Data Architecture - Show-your-Heart/ShowYourHeart-docs GitHub Wiki

Data architecture Show Your Heart

Process deliverable diagram of the Show your Heart Edit model in draw.io

The data architecture is composed of four parts: • Datawharehouse • Data sources • Transformation process • Data delivery

Datawharehouse

The datawarehouse (DWH) database system will be PostgreSQL. PostgreSQL is one of the best opensource databases and has some plugins that can help us with the transformation and query processes.

Data sources

The way to access data from SYH application is with PostgreSQL Foreign Data Wrapper (FDW). This tool allows to access to different databases with linked servers simulating that all data sources are in the same database. This tool allows to access SYH database and other sources like CSV files at the same time.

Transformation process

The transformation processes is the responsible to transform the data in the source databases to the DWH schema. The applications used for the transformation process are: • DBT: library that transform data in new models with SQL queries. It has the simplicity and power of SQL queries and builds the data lineage documentation. It also has the capability of build and execute tests and control time executions of each transformation. • Airflow: is an application from the Apache stack that allows schedule different types of processes like bash o python. It has a powerful logging system and allows to do system alerts when some process fails.

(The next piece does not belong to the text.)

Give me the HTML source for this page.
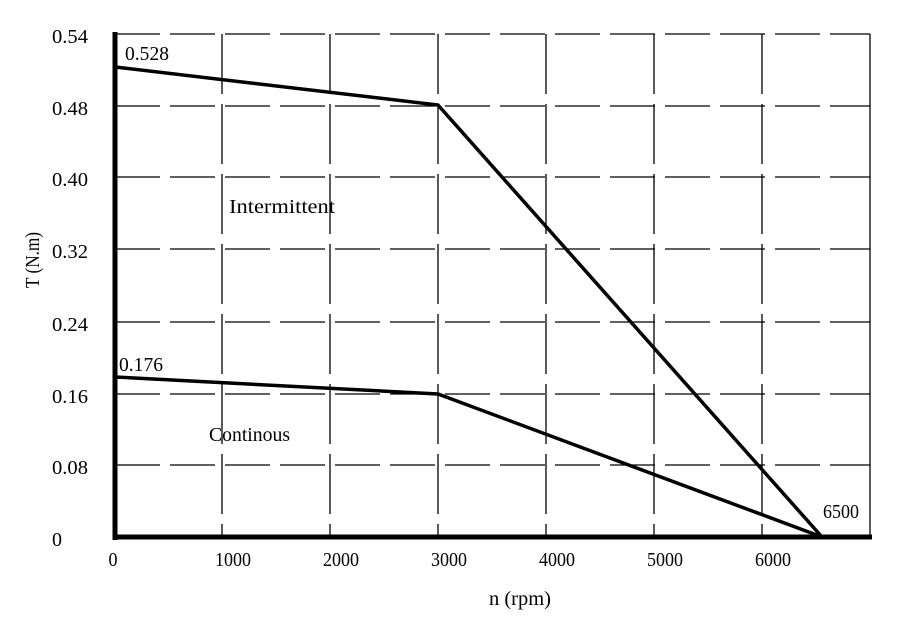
<!DOCTYPE html>
<html><head><meta charset="utf-8"><style>html,body{margin:0;padding:0;background:#fff}</style></head>
<body>
<svg width="909" height="617" viewBox="0 0 909 617" xmlns="http://www.w3.org/2000/svg" font-family="Liberation Serif, serif" font-size="20" fill="#000">
<g stroke="#000" stroke-width="1.3" fill="none">
<g stroke-dasharray="45,10">
<line x1="115" y1="34" x2="870" y2="34"/>
<line x1="115" y1="106" x2="870" y2="106"/>
<line x1="115" y1="177" x2="870" y2="177"/>
<line x1="115" y1="249" x2="870" y2="249"/>
<line x1="115" y1="322" x2="870" y2="322"/>
<line x1="115" y1="394" x2="870" y2="394"/>
<line x1="115" y1="465" x2="870" y2="465"/>
</g>
<g stroke-dasharray="60,10">
<line x1="222" y1="34" x2="222" y2="537"/>
<line x1="330" y1="34" x2="330" y2="537"/>
<line x1="438" y1="34" x2="438" y2="537"/>
<line x1="546" y1="34" x2="546" y2="537"/>
<line x1="654" y1="34" x2="654" y2="537"/>
<line x1="762" y1="34" x2="762" y2="537"/>
</g>
<line x1="870" y1="34" x2="870" y2="537"/>
</g>
<line x1="115" y1="32" x2="115" y2="540" stroke="#000" stroke-width="5"/>
<line x1="113" y1="537" x2="872" y2="537" stroke="#000" stroke-width="5"/>
<polyline points="115,67 438,105 822,537" fill="none" stroke="#000" stroke-width="3.5"/>
<polyline points="115,377 438,394 822,537" fill="none" stroke="#000" stroke-width="3.5"/>
<g text-anchor="end">
<text x="88" y="43" textLength="36" lengthAdjust="spacingAndGlyphs">0.54</text>
<text x="88" y="115" textLength="36" lengthAdjust="spacingAndGlyphs">0.48</text>
<text x="88" y="186" textLength="36" lengthAdjust="spacingAndGlyphs">0.40</text>
<text x="88" y="258" textLength="36" lengthAdjust="spacingAndGlyphs">0.32</text>
<text x="88" y="331" textLength="36" lengthAdjust="spacingAndGlyphs">0.24</text>
<text x="88" y="403" textLength="36" lengthAdjust="spacingAndGlyphs">0.16</text>
<text x="88" y="474" textLength="36" lengthAdjust="spacingAndGlyphs">0.08</text>
<text x="62" y="546">0</text>
</g>
<g text-anchor="middle">
<text x="113" y="566" textLength="9" lengthAdjust="spacingAndGlyphs">0</text>
<text x="233" y="566" textLength="36" lengthAdjust="spacingAndGlyphs">1000</text>
<text x="341" y="566" textLength="36" lengthAdjust="spacingAndGlyphs">2000</text>
<text x="449" y="566" textLength="36" lengthAdjust="spacingAndGlyphs">3000</text>
<text x="557" y="566" textLength="36" lengthAdjust="spacingAndGlyphs">4000</text>
<text x="665" y="566" textLength="36" lengthAdjust="spacingAndGlyphs">5000</text>
<text x="773" y="566" textLength="36" lengthAdjust="spacingAndGlyphs">6000</text>
<text x="520" y="605" textLength="62" lengthAdjust="spacingAndGlyphs">n (rpm)</text>
</g>
<text x="125" y="60" textLength="44" lengthAdjust="spacingAndGlyphs">0.528</text>
<text x="119" y="371" textLength="44" lengthAdjust="spacingAndGlyphs">0.176</text>
<text x="823" y="518" textLength="36" lengthAdjust="spacingAndGlyphs">6500</text>
<text x="229" y="213" textLength="106" lengthAdjust="spacingAndGlyphs">Intermittent</text>
<text x="209" y="441" textLength="81" lengthAdjust="spacingAndGlyphs">Continous</text>
<text transform="translate(39,260) rotate(-90)" text-anchor="middle" textLength="56" lengthAdjust="spacingAndGlyphs">T (N.m)</text>
</svg>
</body></html>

You can make dependencies between processes inside airflow. • Python: for extra transformations that can’t be done with DBT we use Python, usually with Pandas. This programs can be called with Airflow.

Data delivery

We have three ways to deliver data: • PDFs/Sheets • Web dashboards • API

PDFs/Sheets

For export data in PFD or sheet format we use JasperReports. JasperReports is one of the main applications for building powerful reports with charts and export them in different formats, like pdf, xlsx, etc. JasperRerports allows different data sources like relational databases or XML files. Jasperreports can be generated with command line in java. This command line can be integrated inside airflow. The reports generated in JasperReports can be sent via mail throw a SMTP server.

Web dashboards

For web dashboards we use Apache Superset. Apache Superset allows to make different types of charts and integrate them into a dashboard. It has the capability to make self service charts, send the reports via mail. And also allows to implement row level security, in order to each user only can view the rows in the data source of their entities.

API

The third way to deliver data is with API endpoints. We use the library FastAPI that allows to build endpoints with user security in a simple way. It provides a swagger for viewing the documentation of each endpoint and execute them.

Other parts in the architecture

In this architecture we also have Prometheus monitoring endpoints in order to control the server availability, levels of CPU, memory, etc. We also have a data governance website with the datalineage generated with DBT and the subsequent lineage with Superset datasets-charts-dashboards.

Web analytics

There is the option to implement web analytics with Matomo. Matomo is one of the leaders in web analytics open source. Matomo is GDPR compilant and has all the user data anonymised.

Costs

The costs of this architecture without Matomo are 70€/month It includes: • Server with all components installed • Daily backups • Server monitoring The cost of Matomo cloud is 220€/year.